During Dunlap's trial, Dunlap insisted that he was mentally ill and that his lawyers had failed to present such information to the court, a theory that he believed would have "mitigated his culpability enough to persuade at least one juror to vote for life imprisonment instead of death."
However, Dunlap also told a doctor that "I'm going to play crazy as long as I can ... The police have no case against me, they're stupid" and then proceeded to insult the victims, saying that he would kill again if given the opportunity.
"Mr. Dunlap should spend the rest of his life in prison without the possibility of parole," said Phil Cherner, one of the attorneys representing Dunlap. "What happened is tragic, but taking his life isn't going to change that."
The next step in the Dunlap case, according to the Oakland Press, is for the 18th Judicial District Attorney's office, which prosecuted the case, to make a motion to an Arapahoe County District Court judge to issue a death warrant. According to Colorado law, the death warrant will specify a week during which Dunlap should be executed, which must be carried out by lethal injection. It is then up to the head of the Colorado Department of Corrections to pick the exact day of execution.
Still, Colorado Department of Corrections regulation mandates that no one at the department be allowed to announce the exact execution date publicly.
Dunlap is Colorado's longest-serving death-row inmate, having spent more time behind bars -- roughly half his life -- than some of his victims spent alive. If the death penalty is indeed imposed on Dunlap, it will be more than 15 years since Colorado last executed an inmate.

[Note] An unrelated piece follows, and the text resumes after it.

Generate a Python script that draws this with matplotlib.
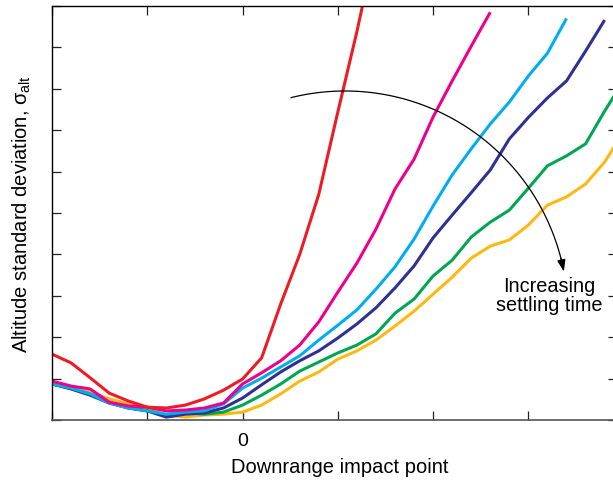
import numpy as np
import matplotlib
matplotlib.use("Agg")
import matplotlib.pyplot as plt

plt.rcParams['font.family'] = ['Liberation Sans', 'DejaVu Sans']
plt.rcParams['mathtext.fontset'] = 'custom'
plt.rcParams['mathtext.rm'] = 'Liberation Sans'
plt.rcParams['mathtext.it'] = 'Liberation Sans'

# Downrange impact point (tick units, 0 = nominal impact point)
x_grid = [-2.0, -1.8, -1.6, -1.4, -1.2, -1.0, -0.8, -0.6, -0.4, -0.2,
          0.0, 0.2, 0.4, 0.6, 0.8, 1.0, 1.2, 1.4, 1.6, 1.8,
          2.0, 2.2, 2.4, 2.6, 2.8, 3.0, 3.2, 3.4, 3.6, 3.8, 4.0]

# Altitude standard deviation, one series per settling time (shortest first)
sigma_red = [1.59, 1.38, 1.02, 0.65, 0.46, 0.31, 0.29, 0.36, 0.51, 0.72,
             0.99, 1.50, 2.80, 4.00, 5.45, 7.44, 9.38, 11.5]
sigma_magenta = [0.94, 0.82, 0.75, 0.43, 0.34, 0.31, 0.22, 0.24, 0.29, 0.41,
                 0.87, 1.14, 1.43, 1.81, 2.37, 3.09, 3.79, 4.61, 5.58, 6.30,
                 7.32, 8.19, 9.03, 9.85]
sigma_cyan = [0.87, 0.77, 0.63, 0.41, 0.29, 0.22, 0.14, 0.19, 0.22, 0.39,
              0.77, 1.01, 1.28, 1.55, 1.93, 2.29, 2.66, 3.16, 3.70, 4.37,
              5.17, 5.92, 6.55, 7.15, 7.68, 8.31, 8.86, 9.70]
sigma_navy = [0.87, 0.75, 0.60, 0.41, 0.29, 0.22, 0.07, 0.14, 0.17, 0.29,
              0.53, 0.85, 1.16, 1.43, 1.67, 1.98, 2.32, 2.71, 3.19, 3.72,
              4.40, 4.95, 5.49, 6.04, 6.79, 7.31, 7.78, 8.19, 8.91, 9.66]
sigma_green = [0.87, 0.76, 0.63, 0.43, 0.31, 0.22, 0.12, 0.17, 0.14, 0.19,
               0.36, 0.60, 0.87, 1.18, 1.40, 1.62, 1.81, 2.08, 2.58, 2.92,
               3.48, 3.86, 4.42, 4.78, 5.07, 5.60, 6.14, 6.38, 6.67, 7.46, 8.2]
sigma_yellow = [0.90, 0.80, 0.68, 0.51, 0.39, 0.27, 0.12, 0.07, 0.12, 0.14,
                0.19, 0.36, 0.63, 0.94, 1.16, 1.47, 1.67, 1.93, 2.27, 2.63,
                3.04, 3.45, 3.91, 4.20, 4.35, 4.71, 5.19, 5.39, 5.70, 6.23, 6.96]

series = [  # drawn bottom to top
    (sigma_yellow, '#FDB913'),
    (sigma_green, '#00A651'),
    (sigma_navy, '#2E3192'),
    (sigma_cyan, '#00AEEF'),
    (sigma_magenta, '#EC008C'),
    (sigma_red, '#ED1C24'),
]

x_ticks = [-2, -1, 0, 1, 2, 3]
x_tick_labels = ['', '', '0', '', '', '']
y_ticks = [0, 1, 2, 3, 4, 5, 6, 7, 8, 9, 10]

W, H = 613, 481
fig = plt.figure(figsize=(W / 100, H / 100), dpi=100)
ax_l, ax_r, ax_t, ax_b = 52, 617, 7, 421
ax = fig.add_axes([ax_l / W, (H - ax_b) / H, (ax_r - ax_l) / W, (ax_b - ax_t) / H])

for vals, col in series:
    ax.plot(x_grid[:len(vals)], vals, color=col, lw=2.2, solid_joinstyle='miter',
            solid_capstyle='butt')

ax.set_xlim(-2.0, 3.93)
ax.set_ylim(0, 10)
ax.set_xticks(x_ticks)
ax.set_xticklabels(x_tick_labels, fontsize=14)
ax.set_yticks(y_ticks)
ax.set_yticklabels([])
ax.tick_params(direction='in', length=6.3, width=0.9, top=True, right=True,
               color='#222222', pad=8.6)
for side in ['left', 'top', 'right']:
    ax.spines[side].set_linewidth(1.0)
    ax.spines[side].set_color('black')
ax.spines['bottom'].set_linewidth(1.2)
ax.spines['bottom'].set_color('#555555')

ax.set_xlabel('Downrange impact point', fontsize=14.5)
ax.xaxis.label.set_va('center')
ax.xaxis.set_label_coords((340 - ax_l) / (ax_r - ax_l), (ax_b - 468) / (ax_b - ax_t))
ax.set_ylabel(r'Altitude standard deviation, $\sigma_{\mathrm{alt}}$', fontsize=14.5)
ax.yaxis.label.set_va('center')
ax.yaxis.set_label_coords((21.5 - ax_l) / (ax_r - ax_l), 0.5)

# curved arrow annotation (circular arc in pixel space)
def to_axes(px, py):
    return (px - ax_l) / (ax_r - ax_l), (ax_b - py) / (ax_b - ax_t)

cx, cy, r = 345, 315, 223
t = np.radians(np.linspace(104, 13.0, 120))
arc = [to_axes(cx + r * np.cos(a), cy - r * np.sin(a)) for a in t]
ax.plot([p[0] for p in arc], [p[1] for p in arc], color='black', lw=0.9,
        transform=ax.transAxes, clip_on=False)
t_end = np.radians(11.0)
tip = to_axes(cx + r * np.cos(t_end), cy - r * np.sin(t_end))
ax.annotate('', xy=tip, xycoords='axes fraction', xytext=arc[-3], textcoords='axes fraction',
            arrowprops=dict(arrowstyle='-|>,head_length=0.7,head_width=0.25', color='black',
                            lw=0.9, shrinkA=0, shrinkB=0, mutation_scale=10))

tx, ty = to_axes(549, 296)
ax.text(tx, ty, 'Increasing\nsettling time', transform=ax.transAxes, ha='center',
        va='center', fontsize=14.3, linespacing=1.0)

fig.savefig('out.png', dpi=100)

"I will continue to seek imposition of the death sentence in this case, in the interests of justice," said District Attorney George Brauchler to the Post. "Our office has spent 19 years prosecuting Nathan Dunlap for the preplanned and deliberate murders of the unsuspecting three teenagers and one adult victim who had the terrible misfortune to be working the night shift on Dec. 14, 1993 at Chuck E. Cheese in Aurora."
Dunlap's lawyers will continue to fight the order of execution with one possibility being challenging the constitutionality of Colorado's death-penalty laws. They could also petition Gov. John Hickenlooper for clemency.